On the Royals side of things, I see even less prospects, both surprising and unsurprising considering the Royals are teeming with youth and the prospects are mostly even younger! I do get to see the upside though. First off was OF Wil Myers who played DH for the game. Ranked #3 in Baseball America’s Top 30, I can see why he slotted in at the DH spot. . .power. Everything about his swing and connection screams power to me despite the fact that in his 1 for 1 appearance, he hit a single. Like many of the young studs on KC, Myers looks ready to bat with the big boys. This is, of course, an Opening Day impression. He could go 1-93 for the rest of his life.
I see #7 Prospect Kelvin Herrera at the end of the game in a non-save situation. He pitches lights out, striking out two and allowing absolutely nothing in one solid inning. It’s early but there was a confidence there that impressed me and has impressed scouts for some time. Lastly, I saw BA’s #30 prospect David Lough play right field. Like Myers, Lough does what he can in limited time, going 1 for 1 with a single. Both hitting prospect go a combined 1.000 while the pitcher throws a perfect inning? Sounds all perfect to me. No matter what happens for the rest of their careers, these kids have today to remember.
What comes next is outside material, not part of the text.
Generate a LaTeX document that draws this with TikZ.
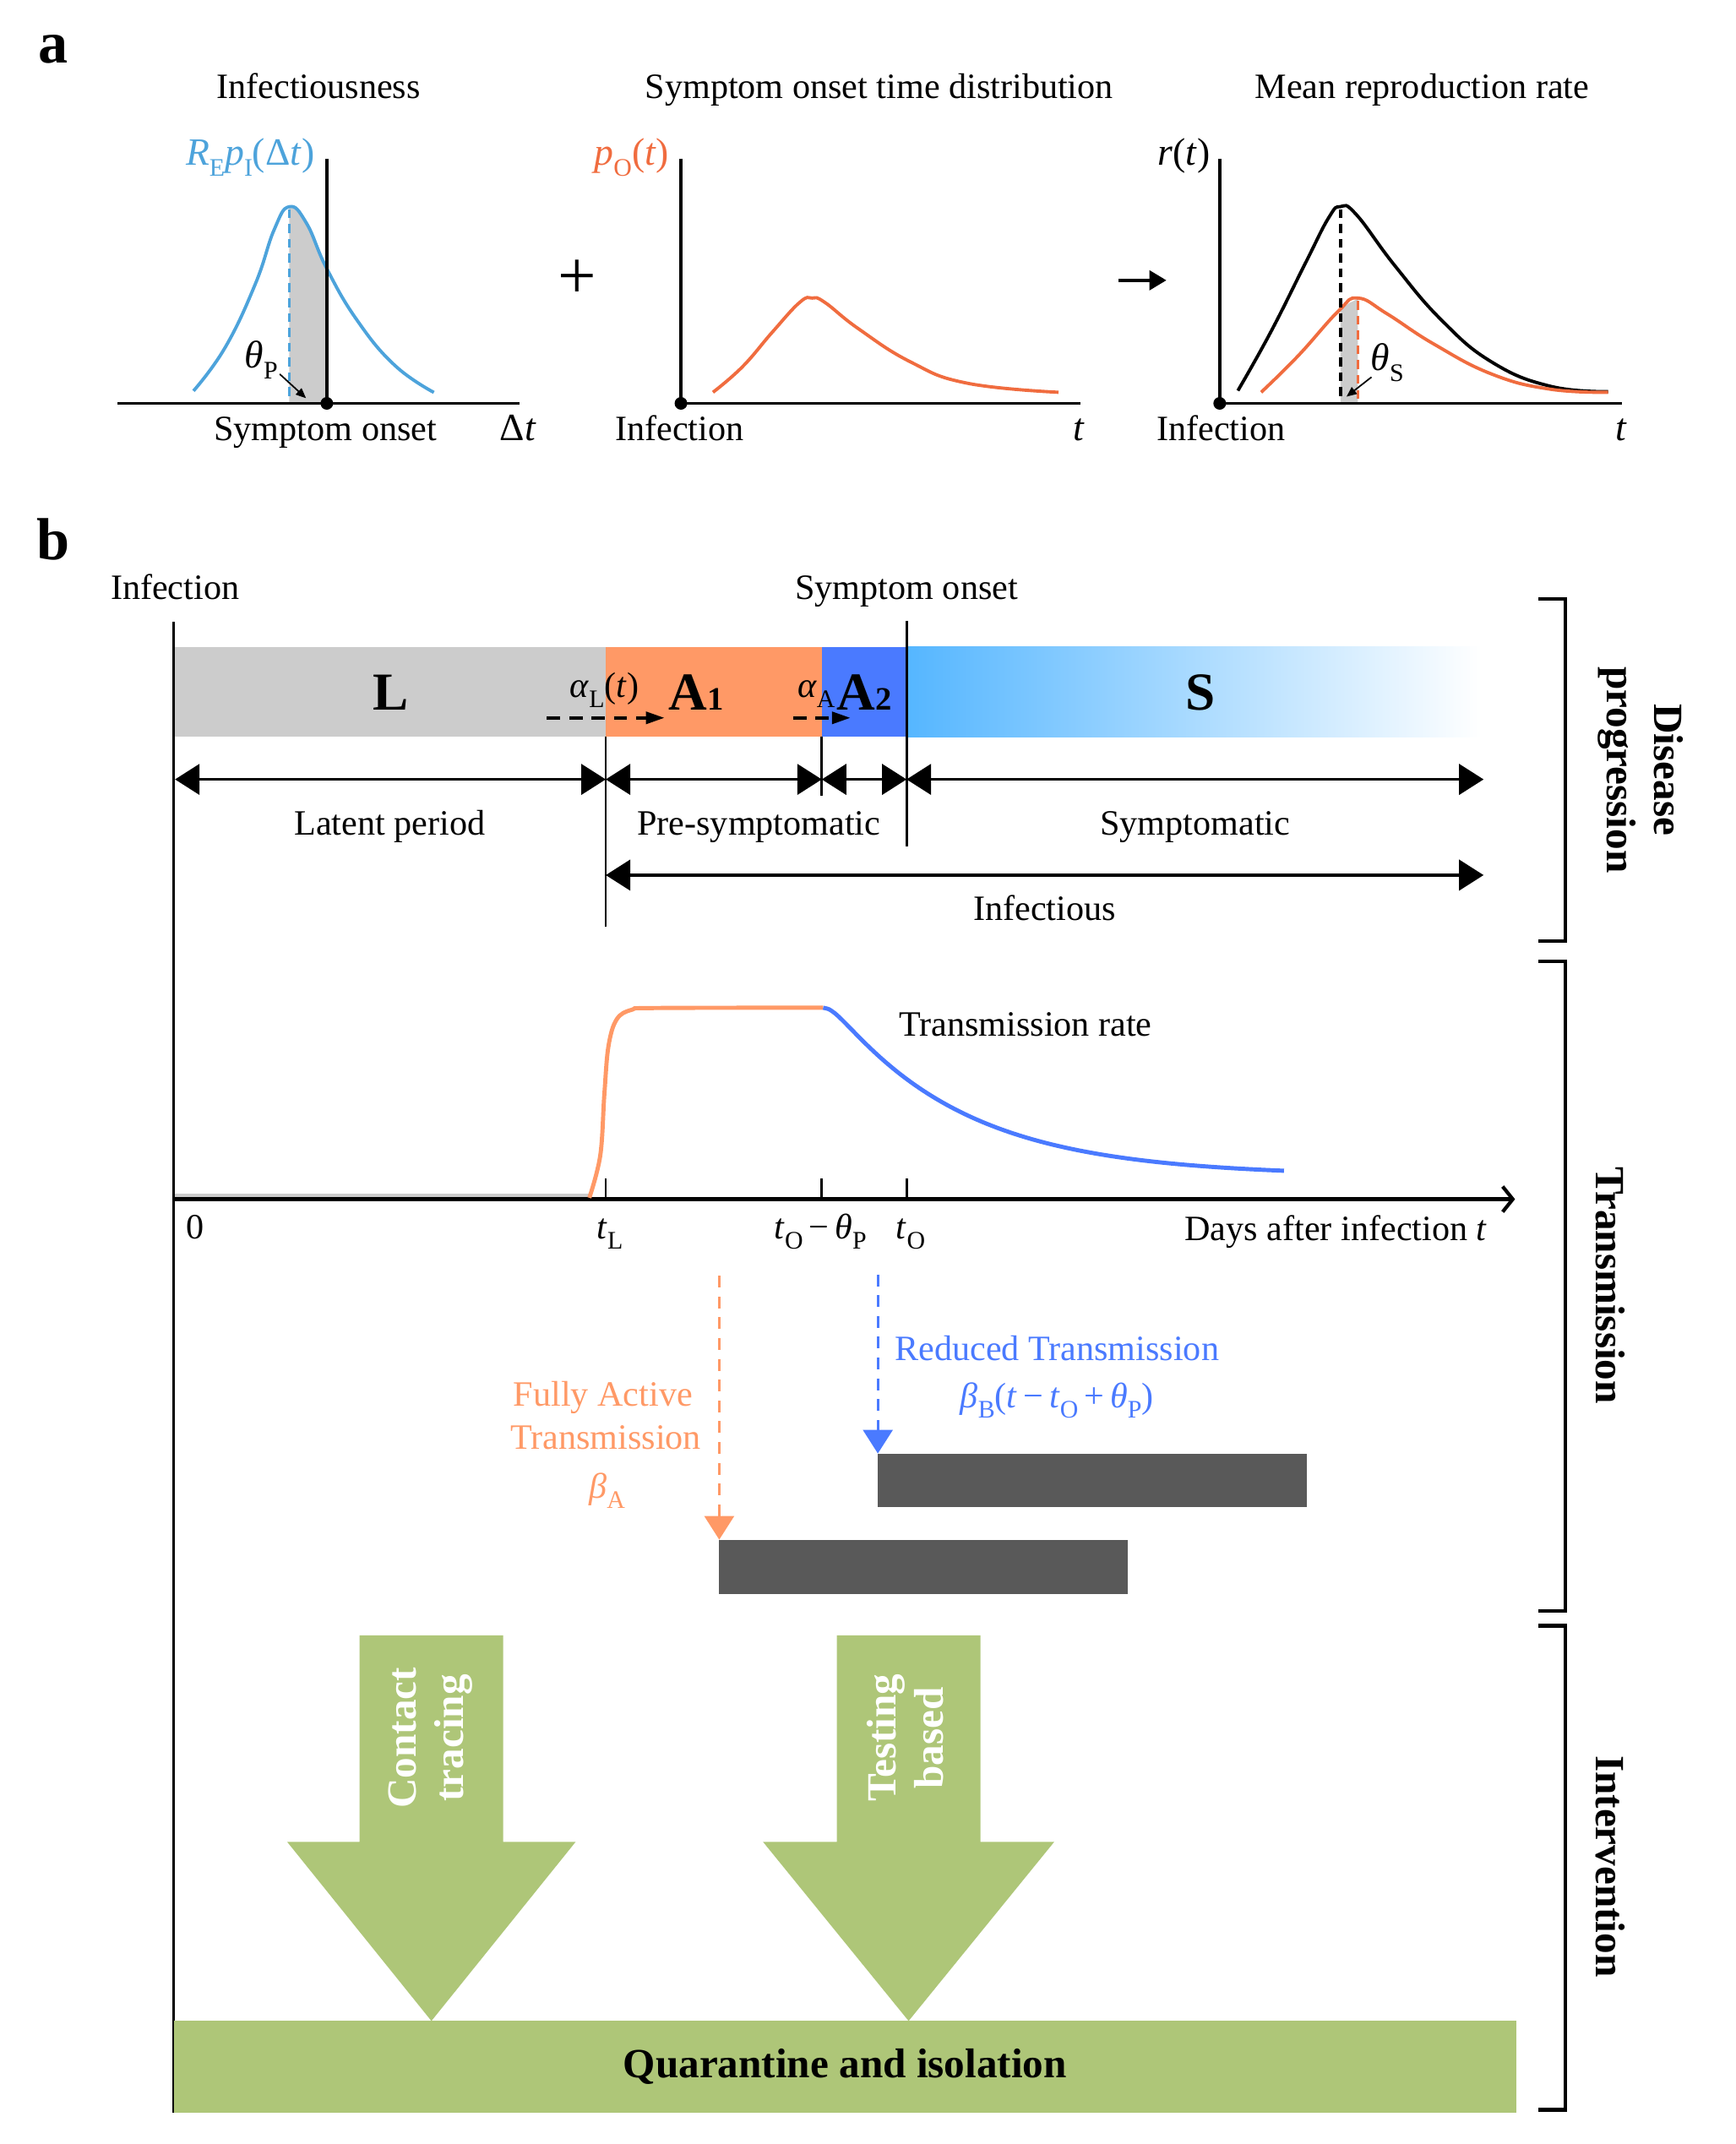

Overall, this beautiful barely-70 degree day was well worth it. I saw stars, I saw non-stars, homers, singles, base on balls, and plenty of Ks and, to add humor to the day, I heard of a bee attack at another spring training game far away. No one died so it still is pretty funny. And even if it isn’t, it was at least fun. And this was just Sunday. . .I had a week more of games to go!